# Job
Quote each line of the material verbatim, without the pictures.

┄┄┄┄┄┄

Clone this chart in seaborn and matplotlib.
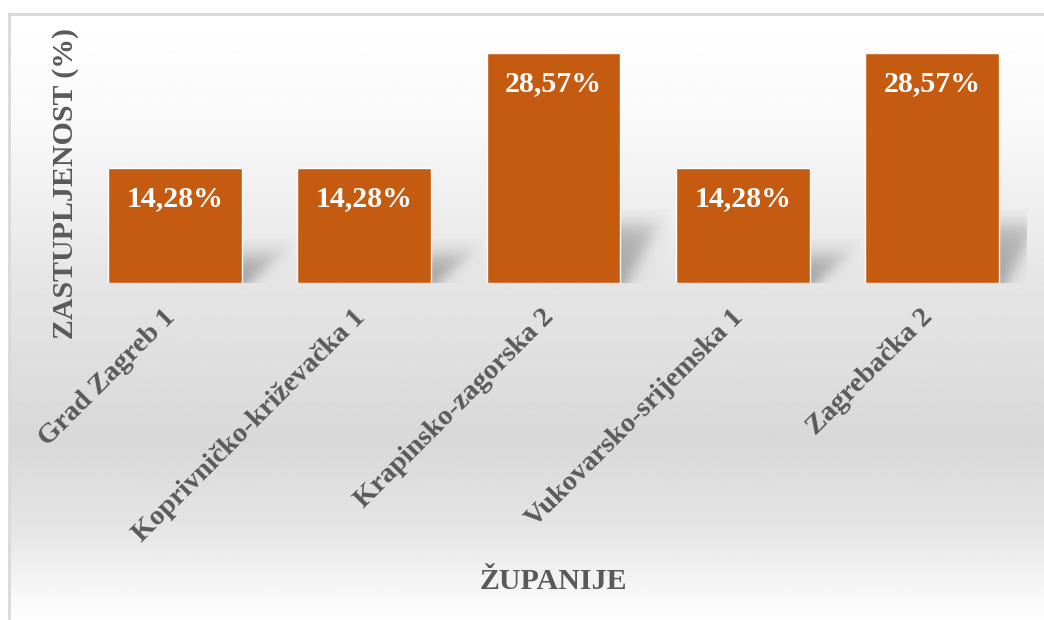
import numpy as np
import matplotlib
matplotlib.use("Agg")
import matplotlib.pyplot as plt
from matplotlib.transforms import ScaledTranslation
import seaborn as sns

# ---- data ----
categories = ["Grad Zagreb 1", "Koprivničko-križevačka 1", "Krapinsko-zagorska 2",
              "Vukovarsko-srijemska 1", "Zagrebačka 2"]
values = [14.28, 14.28, 28.57, 14.28, 28.57]
value_labels = ["14,28%", "14,28%", "28,57%", "14,28%", "28,57%"]
x_title = "ŽUPANIJE"
y_title = "ZASTUPLJENOST (%)"

BAR = "#C55A11"
TXT = "#595959"
FS = 21.5

sns.set_theme(style="white")
plt.rcParams['font.family'] = ['Liberation Serif', 'DejaVu Serif']

W, H = 1044, 620
fig = plt.figure(figsize=(W / 100, H / 100), dpi=100)
fig.patch.set_facecolor("white")

# ---- background gradient panel ----
bg = fig.add_axes([9 / W, 0, 1 - 9 / W, (H - 14) / H], zorder=0)
stops_px = [14, 120, 283, 440, 530, 605, 620]
stops_g = [255, 249, 229, 216, 229, 250, 254]
rows = np.arange(14, 621)
g = np.interp(rows, stops_px, stops_g) / 255.0
img = np.repeat(g[:, None], 4, axis=1)
bg.imshow(img, cmap="gray", vmin=0, vmax=1, extent=[0, 1, 0, 1], aspect="auto",
          interpolation="bilinear", origin="upper")
bg.set_xticks([]); bg.set_yticks([])
for k, sp in bg.spines.items():
    if k in ("left", "top"):
        sp.set_color("#d9d9d9"); sp.set_linewidth(2)
    else:
        sp.set_visible(False)

# ---- main axes ----
ax = fig.add_axes([80.4 / W, 1 - 283 / H, 946.2 / W, 241.5 / H], zorder=1)
ax.patch.set_alpha(0)
sns.barplot(x=categories, y=values, color=BAR, saturation=1, width=0.708, ax=ax, zorder=3)
ax.set_xlim(-0.5, 4.5)
ax.set_ylim(0, 30)

# soft perspective shadows behind bars
ppx = 946.2 / 5.0
ppy = 241.5 / 30.0
sig = lambda z: 1 / (1 + np.exp(-z))
for bar in ax.patches:
    xr = bar.get_x() + bar.get_width()
    h = bar.get_height()
    kh = 0.26 * h * ppy
    s_px = 32.0
    xs = np.linspace(-6, 50, 120)
    ys = np.linspace(0, kh + 14, 120)
    X, Y = np.meshgrid(xs, ys)
    t = Y / kh
    d1 = s_px * t + 6 - X
    d2 = kh - Y
    soft = sig(d1 / 5.5) * sig(d2 / 5.5)
    alpha = 0.55 * soft * (1 - 0.35 * np.clip(t, 0, 1))
    rgba = np.zeros(X.shape + (4,))
    rgba[..., :3] = 0.38
    rgba[..., 3] = alpha
    ax.imshow(rgba, extent=[xr - 6 / ppx, xr + 50 / ppx, 0, (kh + 14) / ppy],
              origin="lower", aspect="auto", zorder=1, interpolation="bilinear")
ax.set_xlim(-0.5, 4.5)
ax.set_ylim(0, 30)

ax.bar_label(ax.containers[0], labels=value_labels, padding=-32, color="white",
             fontsize=FS, fontweight="bold")

for sp in ax.spines.values():
    sp.set_visible(False)
ax.set_yticks([])
ax.set_xticks(range(len(categories)))
ax.tick_params(axis="x", length=0, pad=22, labelsize=20.5, labelcolor=TXT)
ax.set_xticklabels(categories, rotation=45, ha="right", va="center",
                   rotation_mode="anchor", fontweight="bold")
shift = ScaledTranslation(-3 / 100, 0, fig.dpi_scale_trans)
for lbl in ax.get_xticklabels():
    lbl.set_transform(lbl.get_transform() + shift)

ax.set_ylabel(y_title, fontsize=FS, fontweight="bold", color=TXT)
ax.yaxis.set_label_coords(-0.002, 0.41)
ax.set_xlabel(x_title, fontsize=FS, fontweight="bold", color=TXT)
ax.xaxis.set_label_coords(0.5, (283 - 568) / 241.5)

fig.savefig("out.png", dpi=100)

┄┄┄┄┄┄

# Worked solution
Clone this chart in seaborn and matplotlib.
import numpy as np
import matplotlib
matplotlib.use("Agg")
import matplotlib.pyplot as plt
from matplotlib.transforms import ScaledTranslation
import seaborn as sns

# ---- data ----
categories = ["Grad Zagreb 1", "Koprivničko-križevačka 1", "Krapinsko-zagorska 2",
              "Vukovarsko-srijemska 1", "Zagrebačka 2"]
values = [14.28, 14.28, 28.57, 14.28, 28.57]
value_labels = ["14,28%", "14,28%", "28,57%", "14,28%", "28,57%"]
x_title = "ŽUPANIJE"
y_title = "ZASTUPLJENOST (%)"

BAR = "#C55A11"
TXT = "#595959"
FS = 21.5

sns.set_theme(style="white")
plt.rcParams['font.family'] = ['Liberation Serif', 'DejaVu Serif']

W, H = 1044, 620
fig = plt.figure(figsize=(W / 100, H / 100), dpi=100)
fig.patch.set_facecolor("white")

# ---- background gradient panel ----
bg = fig.add_axes([9 / W, 0, 1 - 9 / W, (H - 14) / H], zorder=0)
stops_px = [14, 120, 283, 440, 530, 605, 620]
stops_g = [255, 249, 229, 216, 229, 250, 254]
rows = np.arange(14, 621)
g = np.interp(rows, stops_px, stops_g) / 255.0
img = np.repeat(g[:, None], 4, axis=1)
bg.imshow(img, cmap="gray", vmin=0, vmax=1, extent=[0, 1, 0, 1], aspect="auto",
          interpolation="bilinear", origin="upper")
bg.set_xticks([]); bg.set_yticks([])
for k, sp in bg.spines.items():
    if k in ("left", "top"):
        sp.set_color("#d9d9d9"); sp.set_linewidth(2)
    else:
        sp.set_visible(False)

# ---- main axes ----
ax = fig.add_axes([80.4 / W, 1 - 283 / H, 946.2 / W, 241.5 / H], zorder=1)
ax.patch.set_alpha(0)
sns.barplot(x=categories, y=values, color=BAR, saturation=1, width=0.708, ax=ax, zorder=3)
ax.set_xlim(-0.5, 4.5)
ax.set_ylim(0, 30)

# soft perspective shadows behind bars
ppx = 946.2 / 5.0
ppy = 241.5 / 30.0
sig = lambda z: 1 / (1 + np.exp(-z))
for bar in ax.patches:
    xr = bar.get_x() + bar.get_width()
    h = bar.get_height()
    kh = 0.26 * h * ppy
    s_px = 32.0
    xs = np.linspace(-6, 50, 120)
    ys = np.linspace(0, kh + 14, 120)
    X, Y = np.meshgrid(xs, ys)
    t = Y / kh
    d1 = s_px * t + 6 - X
    d2 = kh - Y
    soft = sig(d1 / 5.5) * sig(d2 / 5.5)
    alpha = 0.55 * soft * (1 - 0.35 * np.clip(t, 0, 1))
    rgba = np.zeros(X.shape + (4,))
    rgba[..., :3] = 0.38
    rgba[..., 3] = alpha
    ax.imshow(rgba, extent=[xr - 6 / ppx, xr + 50 / ppx, 0, (kh + 14) / ppy],
              origin="lower", aspect="auto", zorder=1, interpolation="bilinear")
ax.set_xlim(-0.5, 4.5)
ax.set_ylim(0, 30)

ax.bar_label(ax.containers[0], labels=value_labels, padding=-32, color="white",
             fontsize=FS, fontweight="bold")

for sp in ax.spines.values():
    sp.set_visible(False)
ax.set_yticks([])
ax.set_xticks(range(len(categories)))
ax.tick_params(axis="x", length=0, pad=22, labelsize=20.5, labelcolor=TXT)
ax.set_xticklabels(categories, rotation=45, ha="right", va="center",
                   rotation_mode="anchor", fontweight="bold")
shift = ScaledTranslation(-3 / 100, 0, fig.dpi_scale_trans)
for lbl in ax.get_xticklabels():
    lbl.set_transform(lbl.get_transform() + shift)

ax.set_ylabel(y_title, fontsize=FS, fontweight="bold", color=TXT)
ax.yaxis.set_label_coords(-0.002, 0.41)
ax.set_xlabel(x_title, fontsize=FS, fontweight="bold", color=TXT)
ax.xaxis.set_label_coords(0.5, (283 - 568) / 241.5)

fig.savefig("out.png", dpi=100)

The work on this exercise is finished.